While borrowing potentially leads to a mountain of debt and eventually, misery, credit – when used right, can be a powerful tool as well.

The UK is a country of borrowers. According to Credit Action, the total personal debt in the country amounted to £1,460 billion back in March 2010. This translates to about an average of £30,258 per person.

Whilst some types of credit are bad and can foil your financial dreams, where you end up paying more than you borrowed, credit can still be a useful tool when it comes to financial planning – when used in a smart way.

If an individual pays his or her balance in full every month, then there should be no interest added to the bill. However, many fall into the trap of just paying the minimum every month – amounting to around 3% of the total outstanding balance. This is very costly, as an example, a person who has a £2,000 credit card debt with an interest rate of 12.9%, and is making minimum payments at 3% of the total would take about 167 months – almost 14 years, to finally pay up, not to mention an additional £1,016 in interest.

As repaying in full every month is not an option for everyone, consider 0% balance transfer cards. These cards allow the transfer of outstanding balances for a free – usually 3% of the balance being transferred. The initial payment will make up for about 15 months without interest being added up to your current debt.

Although it is important to look out for payment hierarchy, as many credit card companies use your repayments to pay off those balances that have the lowest interest rates – leaving your high-interest accounts still running and accumulating.

If you would like to borrow for a longer period of time or for a bigger amount, then a personal loan would be the better and cheaper option. This is especially applicable if the money is to be used for a car, a new home, or even a wedding. Some also use personal loans to clear expensive and high-interest debts.

Generally lasting between one and seven years, personal loans allow more time for the borrower to repay the total amount. Furthermore, monthly repayments are fixed over the duration of the loan.

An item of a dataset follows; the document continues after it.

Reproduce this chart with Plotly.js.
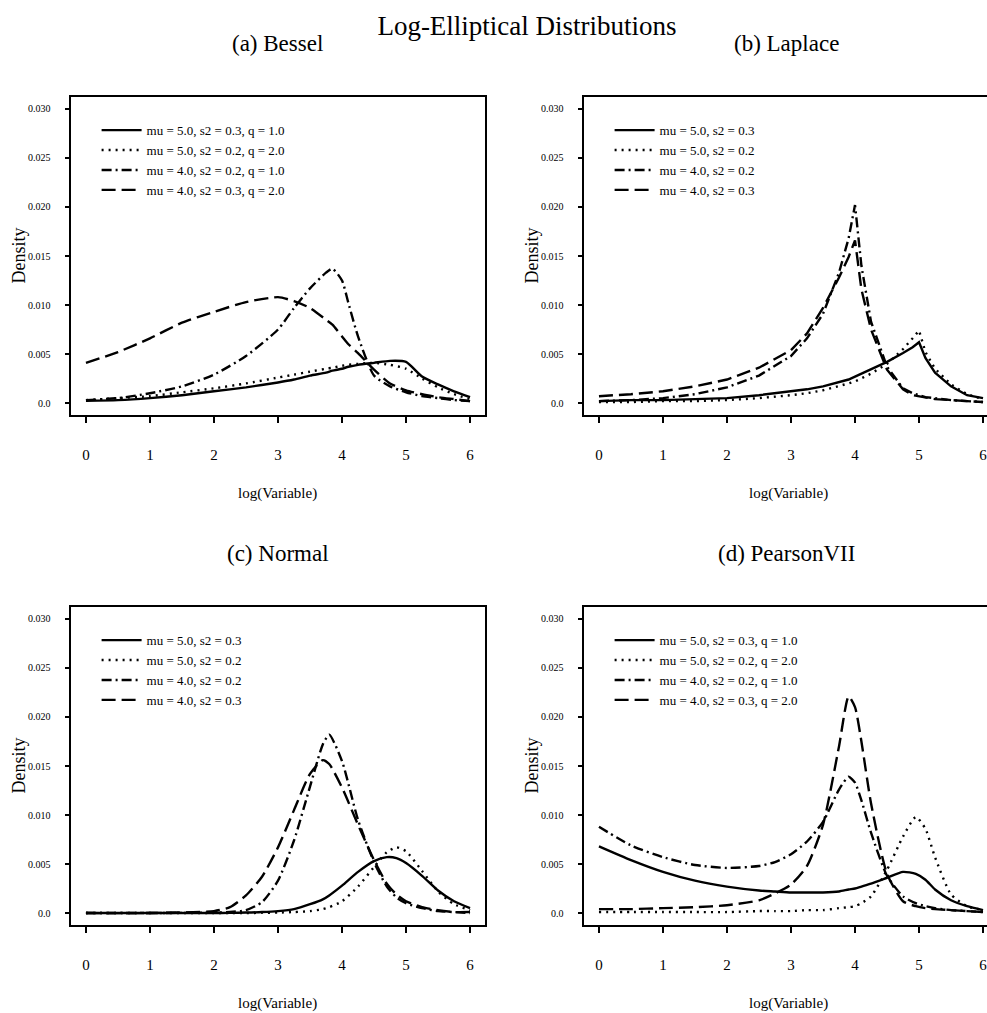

Be mindful of these three credit traps

Store cards

These are impractical and expensive means to borrow, despite the incentives being offered. There are cards that have interest rates of 30%, and even those that are lower are still better avoided unless the balance can be paid in full all the time.

Payday loans

Payday loans allow individuals to borrow money for a shorter period of time. While it seems that the repayment amount is low, the APR can be taxing and cause the interest rates to skyrocket at about 1,000+% of the principal.

Hire purchase agreements

These are also called conditional sale agreements, which is another common way to purchase rather expensive items such as furniture or cars. The interest rates may not necessarily be bad but it’s the terms that are more restrictive. Compared to credit, these agreements mean that you are not the legal owner of the goods until the money is paid back in full. This means that the item cannot be sold to others, and the inability to pay or falling behind in payments can result in the retailer taking the items back.